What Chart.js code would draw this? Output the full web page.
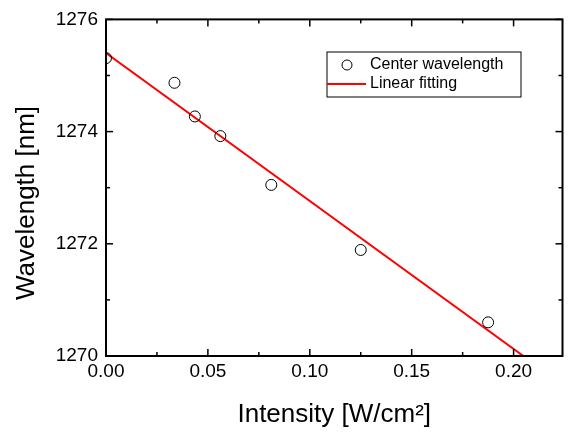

==

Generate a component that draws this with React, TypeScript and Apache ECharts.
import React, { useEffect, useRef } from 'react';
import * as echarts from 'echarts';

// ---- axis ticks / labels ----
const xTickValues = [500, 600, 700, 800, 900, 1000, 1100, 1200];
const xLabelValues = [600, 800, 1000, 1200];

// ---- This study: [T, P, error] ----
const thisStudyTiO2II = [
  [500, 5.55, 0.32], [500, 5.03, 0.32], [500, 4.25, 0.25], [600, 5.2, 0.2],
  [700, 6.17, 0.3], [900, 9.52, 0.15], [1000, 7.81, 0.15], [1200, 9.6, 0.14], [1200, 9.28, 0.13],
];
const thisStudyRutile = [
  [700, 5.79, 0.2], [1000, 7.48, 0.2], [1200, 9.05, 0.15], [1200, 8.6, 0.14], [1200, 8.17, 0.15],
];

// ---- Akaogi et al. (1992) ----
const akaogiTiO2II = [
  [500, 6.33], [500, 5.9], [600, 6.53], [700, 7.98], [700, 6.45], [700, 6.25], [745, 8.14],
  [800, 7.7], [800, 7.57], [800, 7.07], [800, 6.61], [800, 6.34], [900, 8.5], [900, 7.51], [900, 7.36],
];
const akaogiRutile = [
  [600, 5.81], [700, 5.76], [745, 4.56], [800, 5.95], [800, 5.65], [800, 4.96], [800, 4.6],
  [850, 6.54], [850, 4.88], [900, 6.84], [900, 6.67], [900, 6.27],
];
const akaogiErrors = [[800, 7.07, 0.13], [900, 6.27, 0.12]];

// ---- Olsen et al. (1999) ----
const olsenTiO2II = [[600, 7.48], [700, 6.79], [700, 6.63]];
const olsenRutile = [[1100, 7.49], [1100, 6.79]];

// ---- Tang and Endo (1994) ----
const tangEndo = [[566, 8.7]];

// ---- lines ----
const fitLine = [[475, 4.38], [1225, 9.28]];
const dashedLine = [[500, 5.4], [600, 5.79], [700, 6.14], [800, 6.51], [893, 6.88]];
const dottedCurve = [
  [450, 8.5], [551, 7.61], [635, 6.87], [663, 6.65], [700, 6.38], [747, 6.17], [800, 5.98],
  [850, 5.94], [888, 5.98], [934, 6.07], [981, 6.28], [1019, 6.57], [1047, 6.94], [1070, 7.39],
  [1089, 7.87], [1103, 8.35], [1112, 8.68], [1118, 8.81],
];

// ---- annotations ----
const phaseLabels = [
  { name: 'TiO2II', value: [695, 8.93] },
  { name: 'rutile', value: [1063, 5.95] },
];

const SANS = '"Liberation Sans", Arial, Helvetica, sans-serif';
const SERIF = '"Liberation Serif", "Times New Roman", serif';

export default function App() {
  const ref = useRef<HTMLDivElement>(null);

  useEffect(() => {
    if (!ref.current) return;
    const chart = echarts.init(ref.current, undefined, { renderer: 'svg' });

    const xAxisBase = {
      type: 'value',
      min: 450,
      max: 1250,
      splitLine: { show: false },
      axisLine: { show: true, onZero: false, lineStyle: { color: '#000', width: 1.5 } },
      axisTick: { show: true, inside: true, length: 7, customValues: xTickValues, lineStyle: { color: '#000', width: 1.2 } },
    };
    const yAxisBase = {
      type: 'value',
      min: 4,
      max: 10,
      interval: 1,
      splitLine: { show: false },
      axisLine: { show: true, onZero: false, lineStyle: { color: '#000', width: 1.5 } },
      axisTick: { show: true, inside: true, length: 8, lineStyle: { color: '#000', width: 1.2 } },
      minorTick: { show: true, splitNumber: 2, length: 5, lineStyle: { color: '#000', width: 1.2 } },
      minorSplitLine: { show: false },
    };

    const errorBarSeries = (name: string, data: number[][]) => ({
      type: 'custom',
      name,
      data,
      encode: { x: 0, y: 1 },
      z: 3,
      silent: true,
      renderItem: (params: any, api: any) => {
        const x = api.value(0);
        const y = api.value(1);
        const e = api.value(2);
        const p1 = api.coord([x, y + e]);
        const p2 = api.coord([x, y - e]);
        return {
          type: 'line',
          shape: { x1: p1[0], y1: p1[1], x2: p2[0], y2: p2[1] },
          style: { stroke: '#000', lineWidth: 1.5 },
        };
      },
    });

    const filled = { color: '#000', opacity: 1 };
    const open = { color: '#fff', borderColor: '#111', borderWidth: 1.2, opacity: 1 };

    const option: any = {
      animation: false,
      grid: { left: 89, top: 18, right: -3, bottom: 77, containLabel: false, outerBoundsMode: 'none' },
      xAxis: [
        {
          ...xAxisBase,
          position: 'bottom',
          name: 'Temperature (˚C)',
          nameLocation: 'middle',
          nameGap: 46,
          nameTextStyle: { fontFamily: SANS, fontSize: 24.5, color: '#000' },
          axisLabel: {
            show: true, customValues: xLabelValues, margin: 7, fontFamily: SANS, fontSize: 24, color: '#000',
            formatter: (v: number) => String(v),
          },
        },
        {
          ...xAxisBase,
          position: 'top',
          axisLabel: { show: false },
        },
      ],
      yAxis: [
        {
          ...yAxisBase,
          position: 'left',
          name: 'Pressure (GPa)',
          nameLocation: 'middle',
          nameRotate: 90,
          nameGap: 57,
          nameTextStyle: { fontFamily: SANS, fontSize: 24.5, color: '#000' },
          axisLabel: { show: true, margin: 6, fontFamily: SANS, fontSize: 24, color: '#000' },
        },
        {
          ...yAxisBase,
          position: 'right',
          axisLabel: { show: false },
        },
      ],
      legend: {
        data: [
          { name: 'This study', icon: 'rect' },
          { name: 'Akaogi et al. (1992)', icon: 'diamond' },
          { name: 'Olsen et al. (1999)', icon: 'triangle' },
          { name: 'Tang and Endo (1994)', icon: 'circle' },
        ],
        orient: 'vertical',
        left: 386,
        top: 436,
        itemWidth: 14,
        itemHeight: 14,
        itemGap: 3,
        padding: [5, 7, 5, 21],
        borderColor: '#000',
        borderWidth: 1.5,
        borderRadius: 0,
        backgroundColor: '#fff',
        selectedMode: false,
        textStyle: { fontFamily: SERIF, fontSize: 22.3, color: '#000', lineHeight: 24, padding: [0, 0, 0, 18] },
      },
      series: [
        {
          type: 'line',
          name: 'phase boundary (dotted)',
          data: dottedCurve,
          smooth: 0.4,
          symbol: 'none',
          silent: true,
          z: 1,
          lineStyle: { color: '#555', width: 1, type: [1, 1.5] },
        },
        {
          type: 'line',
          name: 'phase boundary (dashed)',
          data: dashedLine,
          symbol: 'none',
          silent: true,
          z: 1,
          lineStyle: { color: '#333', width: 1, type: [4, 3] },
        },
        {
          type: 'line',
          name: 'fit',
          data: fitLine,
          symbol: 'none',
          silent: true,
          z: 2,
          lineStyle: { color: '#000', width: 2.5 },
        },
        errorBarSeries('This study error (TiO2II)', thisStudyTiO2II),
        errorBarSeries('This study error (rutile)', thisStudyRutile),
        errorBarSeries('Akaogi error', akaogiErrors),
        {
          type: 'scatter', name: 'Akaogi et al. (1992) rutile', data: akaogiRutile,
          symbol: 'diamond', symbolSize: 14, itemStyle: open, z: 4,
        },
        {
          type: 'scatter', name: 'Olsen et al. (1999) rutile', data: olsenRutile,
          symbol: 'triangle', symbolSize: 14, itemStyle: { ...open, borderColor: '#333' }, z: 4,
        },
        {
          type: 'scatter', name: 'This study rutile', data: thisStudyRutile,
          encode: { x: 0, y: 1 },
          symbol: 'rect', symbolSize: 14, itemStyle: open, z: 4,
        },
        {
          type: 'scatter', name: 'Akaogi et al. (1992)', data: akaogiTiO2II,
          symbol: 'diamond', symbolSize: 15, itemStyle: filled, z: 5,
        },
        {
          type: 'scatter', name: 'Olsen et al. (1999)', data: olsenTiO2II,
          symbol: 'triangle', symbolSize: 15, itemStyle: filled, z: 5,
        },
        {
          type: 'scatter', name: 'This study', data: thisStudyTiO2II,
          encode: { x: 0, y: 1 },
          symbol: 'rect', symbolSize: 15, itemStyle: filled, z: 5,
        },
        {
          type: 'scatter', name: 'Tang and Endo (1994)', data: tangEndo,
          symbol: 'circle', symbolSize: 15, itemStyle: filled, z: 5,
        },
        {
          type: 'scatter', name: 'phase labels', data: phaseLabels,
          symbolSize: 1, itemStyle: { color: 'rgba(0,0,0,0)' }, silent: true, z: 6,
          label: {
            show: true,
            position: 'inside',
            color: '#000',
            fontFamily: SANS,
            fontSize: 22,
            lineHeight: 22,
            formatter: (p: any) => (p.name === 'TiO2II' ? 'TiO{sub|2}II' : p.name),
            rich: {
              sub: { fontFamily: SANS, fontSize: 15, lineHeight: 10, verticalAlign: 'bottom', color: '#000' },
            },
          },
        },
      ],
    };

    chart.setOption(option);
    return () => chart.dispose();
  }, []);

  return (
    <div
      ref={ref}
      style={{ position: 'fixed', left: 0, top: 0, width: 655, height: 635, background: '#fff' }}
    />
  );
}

...

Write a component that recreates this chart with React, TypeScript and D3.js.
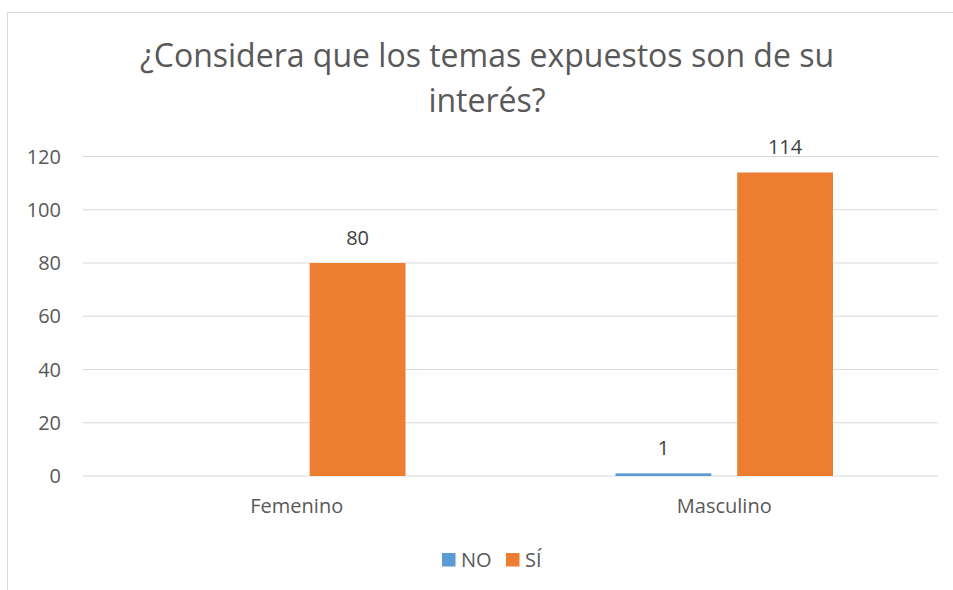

What the task asks: Only the lines from the one containing "Generate a component" through the one containing "import * as echarts from 'echarts';" are to be extracted, exactly as they appear, with both ends included.

Result:
Generate a component that draws this with React, TypeScript and Apache ECharts.
import React, { useEffect, useRef } from 'react';
import * as echarts from 'echarts';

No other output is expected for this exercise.